WHAT IS NEEDED:
Going through the material below, please gather all lines with the word "would" in them.
── DATA FOR THIS EXERCISE ──
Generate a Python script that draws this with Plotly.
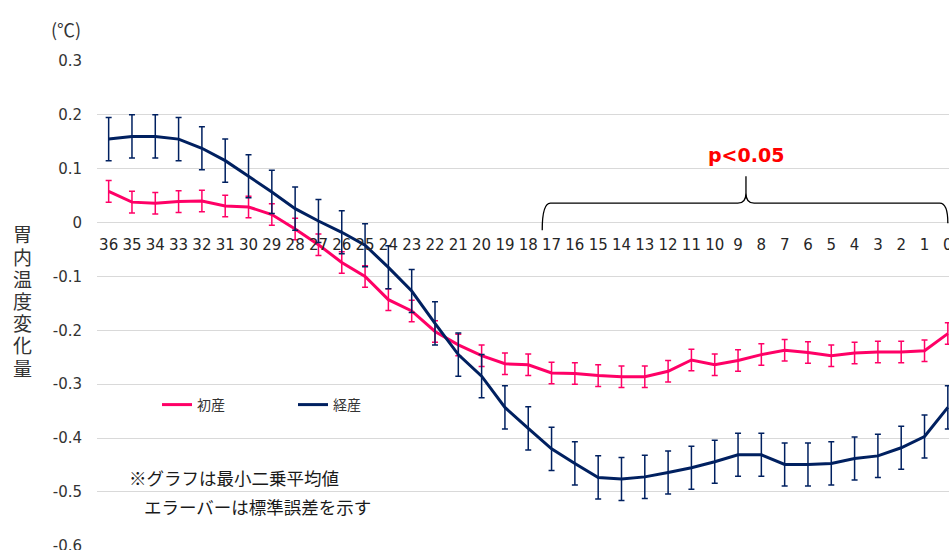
───
── DATA FOR THIS EXERCISE ──
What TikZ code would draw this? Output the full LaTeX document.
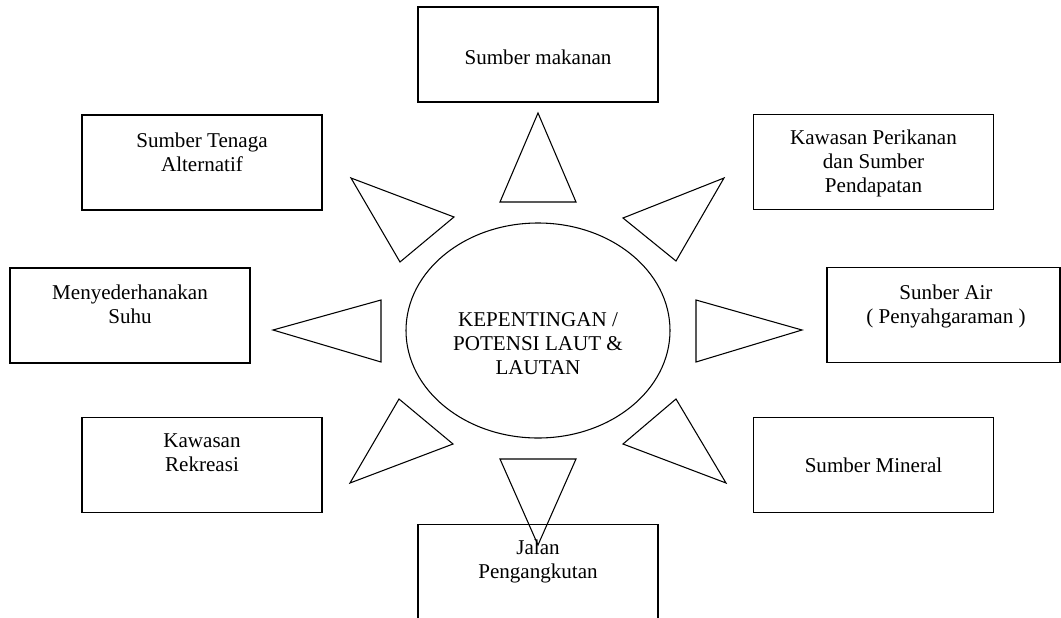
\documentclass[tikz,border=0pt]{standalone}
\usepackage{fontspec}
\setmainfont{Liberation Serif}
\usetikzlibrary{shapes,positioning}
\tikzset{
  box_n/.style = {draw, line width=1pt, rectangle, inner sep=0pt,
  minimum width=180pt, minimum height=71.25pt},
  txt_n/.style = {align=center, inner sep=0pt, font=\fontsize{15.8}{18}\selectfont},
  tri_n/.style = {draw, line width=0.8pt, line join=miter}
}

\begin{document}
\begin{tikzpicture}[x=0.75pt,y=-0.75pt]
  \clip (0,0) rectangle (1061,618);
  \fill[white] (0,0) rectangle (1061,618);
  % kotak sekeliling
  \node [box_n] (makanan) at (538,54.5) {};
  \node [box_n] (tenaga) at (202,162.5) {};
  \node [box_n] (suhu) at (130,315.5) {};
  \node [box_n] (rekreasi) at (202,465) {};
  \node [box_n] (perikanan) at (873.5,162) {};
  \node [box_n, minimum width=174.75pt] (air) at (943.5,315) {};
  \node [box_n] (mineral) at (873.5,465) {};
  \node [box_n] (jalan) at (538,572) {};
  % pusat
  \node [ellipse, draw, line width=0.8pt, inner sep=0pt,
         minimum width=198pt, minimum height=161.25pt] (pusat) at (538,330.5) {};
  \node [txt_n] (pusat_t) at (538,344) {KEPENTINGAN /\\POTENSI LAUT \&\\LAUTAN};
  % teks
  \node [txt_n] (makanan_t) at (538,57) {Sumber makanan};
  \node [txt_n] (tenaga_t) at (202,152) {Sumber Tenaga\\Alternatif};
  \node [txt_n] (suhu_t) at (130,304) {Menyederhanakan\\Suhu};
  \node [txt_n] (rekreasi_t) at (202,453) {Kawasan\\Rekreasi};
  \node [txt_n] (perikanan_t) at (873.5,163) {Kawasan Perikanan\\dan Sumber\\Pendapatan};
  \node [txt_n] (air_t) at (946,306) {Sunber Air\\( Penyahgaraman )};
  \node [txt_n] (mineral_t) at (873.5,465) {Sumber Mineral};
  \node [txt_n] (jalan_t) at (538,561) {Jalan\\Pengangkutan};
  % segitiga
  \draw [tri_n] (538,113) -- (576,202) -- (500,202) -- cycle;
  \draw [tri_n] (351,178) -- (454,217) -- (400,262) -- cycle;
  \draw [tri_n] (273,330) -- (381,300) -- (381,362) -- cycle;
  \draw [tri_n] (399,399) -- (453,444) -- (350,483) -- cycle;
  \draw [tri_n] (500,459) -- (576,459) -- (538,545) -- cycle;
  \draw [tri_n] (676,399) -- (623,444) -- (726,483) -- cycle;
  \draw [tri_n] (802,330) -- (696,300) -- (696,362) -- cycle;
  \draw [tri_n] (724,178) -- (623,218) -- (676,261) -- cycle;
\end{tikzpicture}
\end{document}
───
── DATA FOR THIS EXERCISE ──
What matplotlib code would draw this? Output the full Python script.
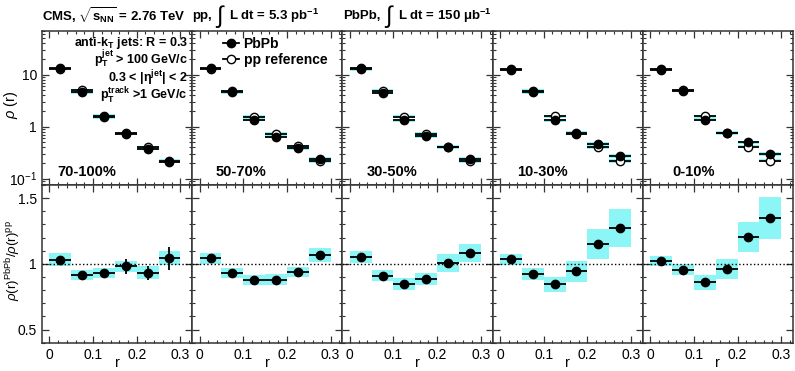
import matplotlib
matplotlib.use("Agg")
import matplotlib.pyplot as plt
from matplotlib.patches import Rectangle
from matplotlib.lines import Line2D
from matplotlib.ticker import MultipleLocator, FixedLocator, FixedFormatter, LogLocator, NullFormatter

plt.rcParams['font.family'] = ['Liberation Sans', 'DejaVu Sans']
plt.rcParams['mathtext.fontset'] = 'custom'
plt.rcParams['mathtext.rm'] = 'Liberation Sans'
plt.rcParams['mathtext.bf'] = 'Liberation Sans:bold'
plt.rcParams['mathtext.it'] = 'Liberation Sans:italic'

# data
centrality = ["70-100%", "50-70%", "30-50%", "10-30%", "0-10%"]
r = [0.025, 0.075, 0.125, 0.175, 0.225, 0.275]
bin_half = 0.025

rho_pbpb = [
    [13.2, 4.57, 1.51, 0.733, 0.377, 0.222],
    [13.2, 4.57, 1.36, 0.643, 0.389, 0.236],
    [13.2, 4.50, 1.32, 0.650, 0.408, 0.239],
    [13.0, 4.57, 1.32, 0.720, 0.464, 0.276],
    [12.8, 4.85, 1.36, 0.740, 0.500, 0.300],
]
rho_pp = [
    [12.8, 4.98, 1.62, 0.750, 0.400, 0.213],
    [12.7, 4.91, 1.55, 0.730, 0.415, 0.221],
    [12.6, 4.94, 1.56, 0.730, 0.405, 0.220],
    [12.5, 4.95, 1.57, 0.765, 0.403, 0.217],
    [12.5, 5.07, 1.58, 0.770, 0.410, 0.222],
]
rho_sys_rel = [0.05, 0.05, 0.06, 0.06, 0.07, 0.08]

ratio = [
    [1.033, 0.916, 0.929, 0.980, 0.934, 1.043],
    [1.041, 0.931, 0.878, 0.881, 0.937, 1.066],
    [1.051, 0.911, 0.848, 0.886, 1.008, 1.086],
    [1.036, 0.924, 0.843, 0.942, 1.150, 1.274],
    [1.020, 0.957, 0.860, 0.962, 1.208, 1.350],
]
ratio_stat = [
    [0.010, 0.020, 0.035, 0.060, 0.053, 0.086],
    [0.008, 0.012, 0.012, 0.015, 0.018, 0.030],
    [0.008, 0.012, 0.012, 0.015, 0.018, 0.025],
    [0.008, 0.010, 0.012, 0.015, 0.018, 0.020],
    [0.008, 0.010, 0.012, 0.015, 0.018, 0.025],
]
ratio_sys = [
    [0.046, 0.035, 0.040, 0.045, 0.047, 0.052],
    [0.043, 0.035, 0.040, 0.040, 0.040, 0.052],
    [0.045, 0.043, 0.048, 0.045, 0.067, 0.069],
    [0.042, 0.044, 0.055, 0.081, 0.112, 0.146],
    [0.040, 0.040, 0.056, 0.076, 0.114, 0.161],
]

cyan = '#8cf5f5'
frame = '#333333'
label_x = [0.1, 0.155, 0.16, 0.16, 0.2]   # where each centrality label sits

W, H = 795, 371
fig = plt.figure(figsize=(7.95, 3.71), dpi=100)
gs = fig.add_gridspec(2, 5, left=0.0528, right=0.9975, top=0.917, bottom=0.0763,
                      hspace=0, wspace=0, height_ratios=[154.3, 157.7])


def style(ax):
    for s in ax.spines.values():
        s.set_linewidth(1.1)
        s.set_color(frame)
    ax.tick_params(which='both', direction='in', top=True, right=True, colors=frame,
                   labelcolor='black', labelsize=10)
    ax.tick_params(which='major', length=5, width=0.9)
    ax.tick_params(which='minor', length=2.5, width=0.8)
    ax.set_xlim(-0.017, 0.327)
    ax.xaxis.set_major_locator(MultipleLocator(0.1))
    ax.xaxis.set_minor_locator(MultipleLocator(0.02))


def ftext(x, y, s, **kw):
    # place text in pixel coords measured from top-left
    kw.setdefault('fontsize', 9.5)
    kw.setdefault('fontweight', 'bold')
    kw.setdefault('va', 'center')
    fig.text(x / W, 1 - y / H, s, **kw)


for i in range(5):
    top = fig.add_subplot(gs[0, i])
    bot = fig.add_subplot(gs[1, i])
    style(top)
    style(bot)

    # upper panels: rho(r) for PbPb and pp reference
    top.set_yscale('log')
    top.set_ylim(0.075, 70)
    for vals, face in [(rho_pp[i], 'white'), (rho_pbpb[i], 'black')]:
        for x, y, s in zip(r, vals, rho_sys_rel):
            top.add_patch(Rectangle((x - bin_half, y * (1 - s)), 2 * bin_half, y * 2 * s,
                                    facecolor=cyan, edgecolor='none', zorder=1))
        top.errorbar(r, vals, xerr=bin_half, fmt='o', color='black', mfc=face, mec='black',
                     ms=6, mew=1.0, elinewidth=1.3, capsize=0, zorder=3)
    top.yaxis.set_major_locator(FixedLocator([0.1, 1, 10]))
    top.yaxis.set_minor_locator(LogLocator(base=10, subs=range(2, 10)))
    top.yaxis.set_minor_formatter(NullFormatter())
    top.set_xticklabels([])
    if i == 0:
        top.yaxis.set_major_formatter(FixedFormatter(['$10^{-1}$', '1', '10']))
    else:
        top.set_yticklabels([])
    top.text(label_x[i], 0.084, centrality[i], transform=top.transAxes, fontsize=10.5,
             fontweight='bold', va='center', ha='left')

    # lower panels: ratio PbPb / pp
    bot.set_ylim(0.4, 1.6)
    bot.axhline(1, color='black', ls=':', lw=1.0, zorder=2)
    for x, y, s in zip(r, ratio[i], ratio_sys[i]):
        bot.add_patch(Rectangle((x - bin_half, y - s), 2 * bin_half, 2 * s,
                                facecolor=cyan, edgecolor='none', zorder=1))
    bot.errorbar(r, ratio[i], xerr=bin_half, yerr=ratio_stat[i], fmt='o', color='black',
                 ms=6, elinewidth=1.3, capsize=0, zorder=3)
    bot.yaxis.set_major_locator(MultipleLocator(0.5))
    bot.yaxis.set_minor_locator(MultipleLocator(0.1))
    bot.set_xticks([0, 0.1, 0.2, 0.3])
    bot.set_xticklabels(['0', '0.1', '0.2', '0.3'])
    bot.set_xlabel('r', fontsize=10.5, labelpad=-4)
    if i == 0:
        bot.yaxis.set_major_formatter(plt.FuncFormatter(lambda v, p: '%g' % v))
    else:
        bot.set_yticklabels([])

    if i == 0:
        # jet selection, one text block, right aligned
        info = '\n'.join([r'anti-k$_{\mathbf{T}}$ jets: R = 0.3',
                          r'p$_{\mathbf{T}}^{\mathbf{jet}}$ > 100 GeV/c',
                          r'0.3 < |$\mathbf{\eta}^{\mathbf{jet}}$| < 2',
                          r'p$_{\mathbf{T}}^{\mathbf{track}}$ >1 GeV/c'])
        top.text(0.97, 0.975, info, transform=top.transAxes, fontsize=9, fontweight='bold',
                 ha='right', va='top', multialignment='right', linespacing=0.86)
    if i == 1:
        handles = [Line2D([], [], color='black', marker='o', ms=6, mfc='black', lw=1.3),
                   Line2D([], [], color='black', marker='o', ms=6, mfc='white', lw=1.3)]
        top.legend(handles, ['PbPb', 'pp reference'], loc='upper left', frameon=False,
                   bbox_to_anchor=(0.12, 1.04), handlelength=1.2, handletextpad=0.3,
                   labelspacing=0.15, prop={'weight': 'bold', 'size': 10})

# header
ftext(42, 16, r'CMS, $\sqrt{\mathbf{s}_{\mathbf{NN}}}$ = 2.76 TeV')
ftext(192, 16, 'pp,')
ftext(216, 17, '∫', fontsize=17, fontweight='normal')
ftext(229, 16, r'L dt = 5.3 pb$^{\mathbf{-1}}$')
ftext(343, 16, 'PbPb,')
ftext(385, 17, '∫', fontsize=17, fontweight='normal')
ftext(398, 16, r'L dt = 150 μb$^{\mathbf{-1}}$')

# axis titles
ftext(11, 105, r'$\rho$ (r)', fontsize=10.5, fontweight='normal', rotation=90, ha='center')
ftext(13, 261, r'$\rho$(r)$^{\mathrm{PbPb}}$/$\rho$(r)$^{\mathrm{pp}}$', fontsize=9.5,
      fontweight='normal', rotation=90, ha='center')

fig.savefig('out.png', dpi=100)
───
RESPONSE:
What TikZ code would draw this? Output the full LaTeX document.
What matplotlib code would draw this? Output the full Python script.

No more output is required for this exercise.